The charge to be strong and courageous is the charge to be faithful to God’s Covenant. Or it can be stated another way. The charge to be strong and courageous is the charge to follow the commands of the Lord and to be faithful to him.

So, what does this have to do with Joshua? What does this have to do with you? Should you throw away your mugs, t-shirts, and other Joshua 1:9 (or is it 1:7… or 1 Chronicles 28:20)?

Take a breath. Let me show you how it all comes full circle.

God is a faithful, loving, present God. He is also Lord of all creation, mighty in word and deed. He is worthy of all worship, praise, and adoration. He has decided to redeem a lost humanity. Those that He redeems He has called to be faithful to Him. This takes courage and strength because we live in a broken, fallen, and sinful world. But the One Who Calls is the One Who Strengthens. Joshua’s wisdom came from the Lord. Joshua’s call came from the Lord. His position came from the Lord. And it was the Lord who would fight the battles for him, and give the Land to Israel.

Now, you are not called to conquer Canaan. You are not called to drive out the Philistines, Amalekites, Hittites, or Perrizites. Nor are you, like Solomon, called to build the great Temple, reign over Israel, and be the wealthiest king in Israel’s history. But you are called to live a life that shows Jesus Christ to others. You are called to have the same mind as the Gloried Lord of All who humbly sacrificed all for others (Philippians 2:1-11). You are called to “be holy” (1 Peter 1:13-16). You are called, as the disciples were, to let your loving-kindness be a testimony to others (John 13:33-34). You are called to “Love the Lord your God with all your heart, soul, mind, and strength, and to love your neighbor as yourself” (Luke 10:27; Matthew 22:37-39). You are called to make disciples of all nations (Matthew 28:19-20).

You are called to pick up your cross on a daily basis and follow Jesus (Luke 9:23-26).

The very same way that you are able to do what you are called to do is the exact same way that Joshua, Solomon, and all God’s people were able. It is to draw upon the strength and courage which comes from knowing that you, your calling, your ability, and your life all depend upon the Lord your God.

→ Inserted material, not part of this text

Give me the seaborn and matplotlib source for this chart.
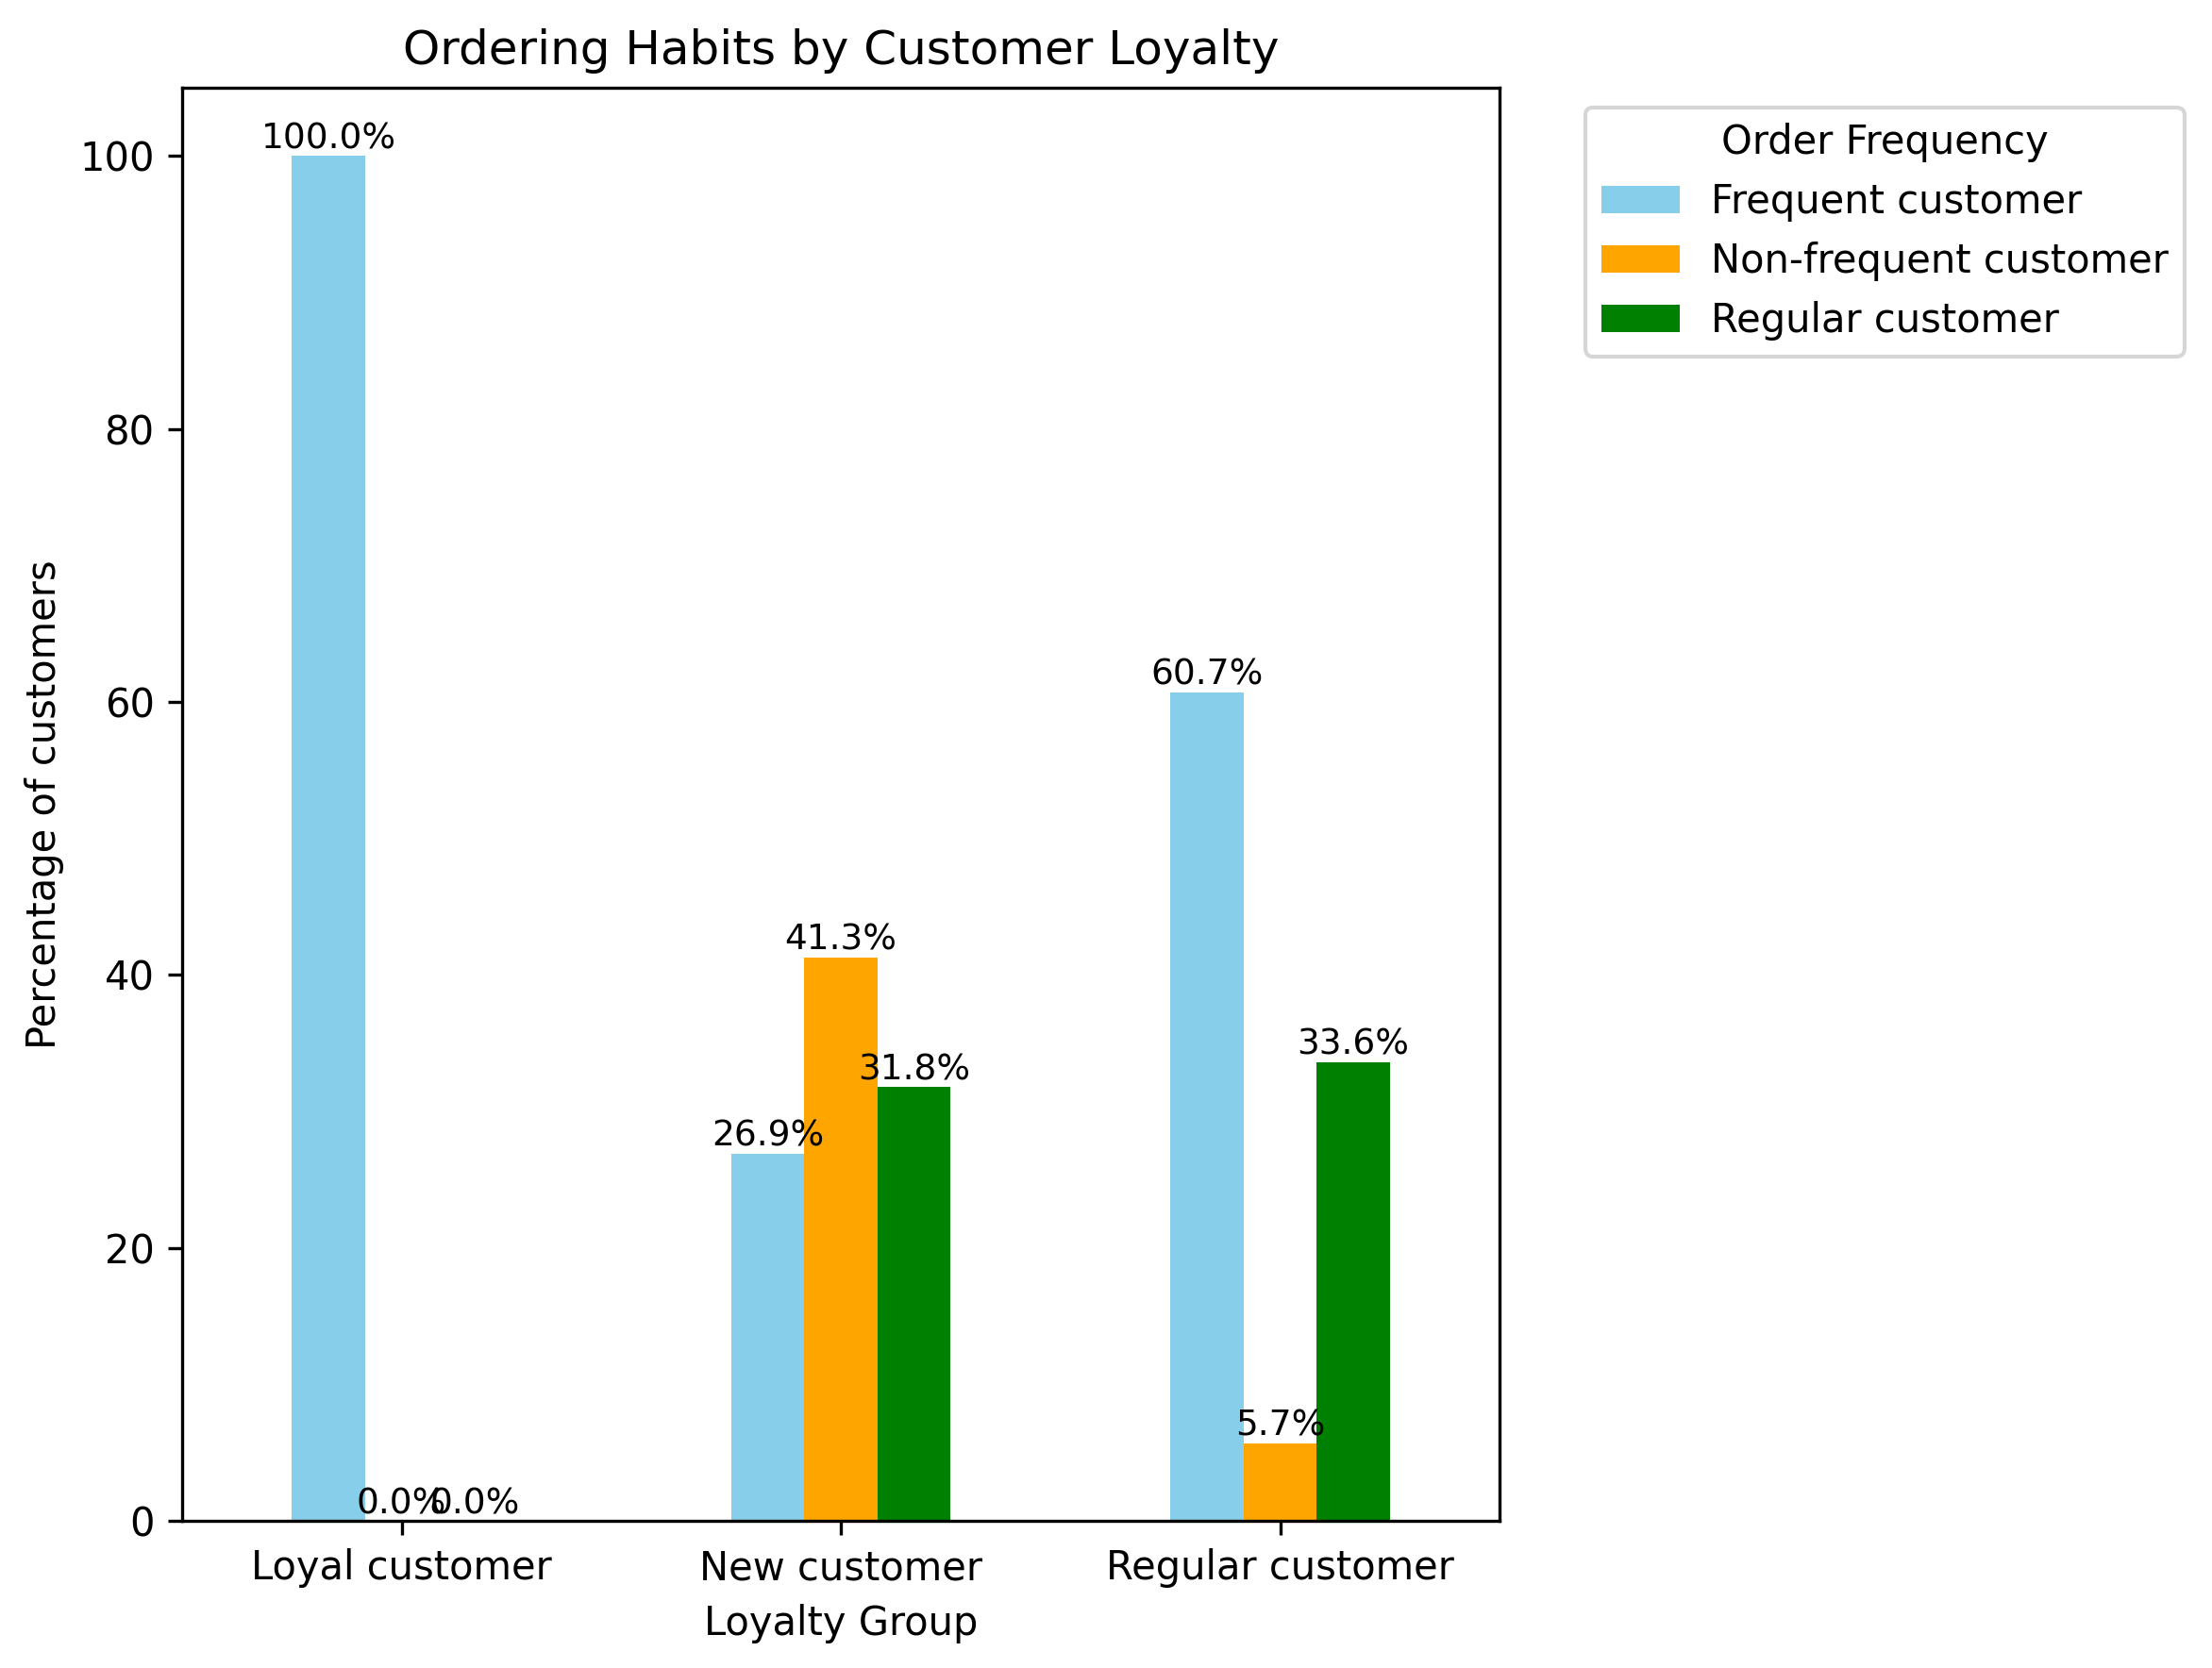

And He is able to do exceedingly and abundantly more (Ephesians 3:20).

-Pastor Ben



End note: So, this post was a thought that I had on July 3, when the daily reading was Matthew 12, Zephaniah 1:1-2:3, Joshua 1, and Ecclesiastes 2:18-23. For those of you who are reading the Bible through in a year, my prayer is that this post helped you connect a few dots in the grand story of the Bible. Be Strong and Courageous, the Lord desires for you to know Him and his Word. Keep reading. It is worth it.